2. Shelley writes, “Poetry is ever accompanied with pleasure; all spirits on which it falls open themselves to receive the wisdom which is mingled with its delight” (293).
3. Later he states, “A great poem is a fountain for ever overflowing with the waters of wisdom and delight” (303).
4. Shelley objects to those who speak of “the immorality of poetry” (294). For him, poetry is the best moral teacher because it enlarges the mind.
5. Contrary to social ethics, which narrow and make morality doctrinaire, “poetry acts in another and diviner manner. It awakens and enlarges the mind” (294).
6. Poetry works indirectly by awakening people’s ability to identify and empathize: “The great secret of morals [that is, morality] is love; or a going out of our own nature, and an identification of ourselves with the beautiful which exists in thought, action, or person, not our own” (294).
7. Shelley says that the age in which he lived had too much science and not enough poetry: He says that “we have more scientific and economical knowledge than” people can utilize (305). What is needed is “the poetry of Life” (305), which will help people to integrate all forms of knowledge and experience.
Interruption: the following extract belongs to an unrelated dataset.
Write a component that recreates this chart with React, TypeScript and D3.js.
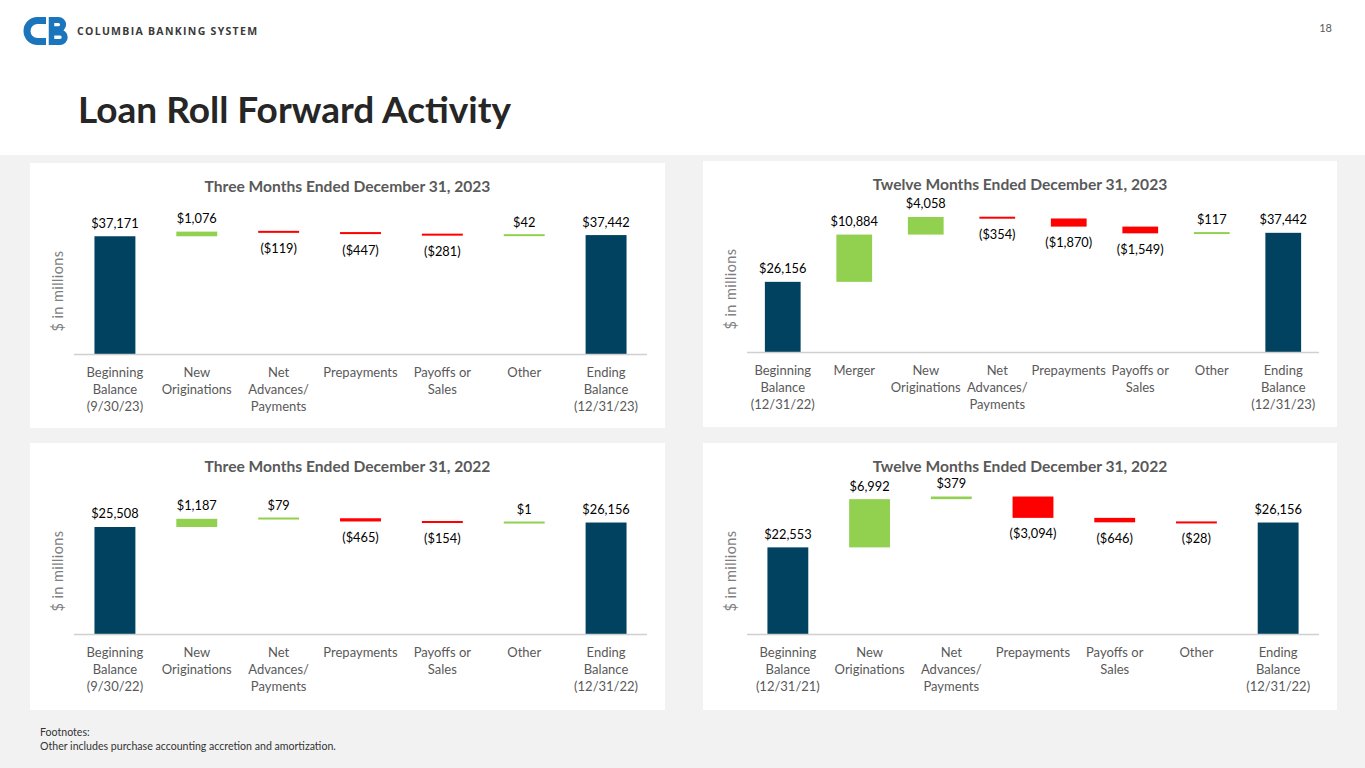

8. The essay closes with some exultant proclamations about the moral purpose of poetry:
(1) “Poetry is the record of the best and happiest moments of the happiest and best minds” (306).
(2) “Poetry thus makes immortal all that is best and most beautiful in the world” (307).
(3) “Poets are the unacknowledged legislators of the world” (309).
C. OBJECTIVE THEORY
1. Shelley makes just a few comments on the poem as a literary object.
2. First he acknowledges the power of metaphor: A poet’s “language is vitally metaphorical” (289) since metaphor means to see the similarity in different things: Metaphor “marks the before unapprehended relations of things” (289).
3. In Shelley’s history of the drama, he points out the dangers of mingling tragic and comic elements: “The modern practice of blending comedy with tragedy, though liable to great abuse in point of practice, is undoubtedly an extension of the dramatic circle; but the comedy should be as in King Lear, universal, ideal, and sublime” (295).
D. MIMETIC THEORY
1. Like the Objective approach, the MIMETIC view also is subordinate to the Expressive and Affective aspects of the poetic process.
2. Shelley does write, “A poem is the very image [or imitation] of life expressed in its eternal truth” (292), but this mimetic statement implies that what is being imitated is, in the words of the editors, “a Platonic conception of the universe” (287).
3. Another mimetic-oriented point is made by Shelley: he does not see poets, philosophers, and even historians as being competitors or pursuing truth differently, as Plato, Aristotle, and Sidney do.
To Shelley, all great philosophers are “necessarily poets” since they present an “echo of the eternal music” (292). The same holds for “all the great historians, Herodotus, Plutarch, Livy,” who, Shelley asserts, “were poets” (292).
4. Similarly all great poets, such as “Shakespeare, Dante, and Milton . . . are philosophers of the very loftiest power” (292).
III. SHELLEY’S HISTORY OF POETRY
1. Almost half of Shelley’s essay examines the course of Western literature; a few of his comments on certain literary works have become famous.
2. Shelley judged Shakespeare’s King Lear “the most perfect specimen of the dramatic art existing in the world” (295).
3. Shelley goes against all convention to find (almost scandalously) the rebellious Satan the hero of Paradise Lost: “Milton’s Devil [in Paradise Lost] as a moral being is as far superior to his God, as one who perseveres in some purpose which he has conceived to be excellent in spite of adversity and torture . . . ” (302).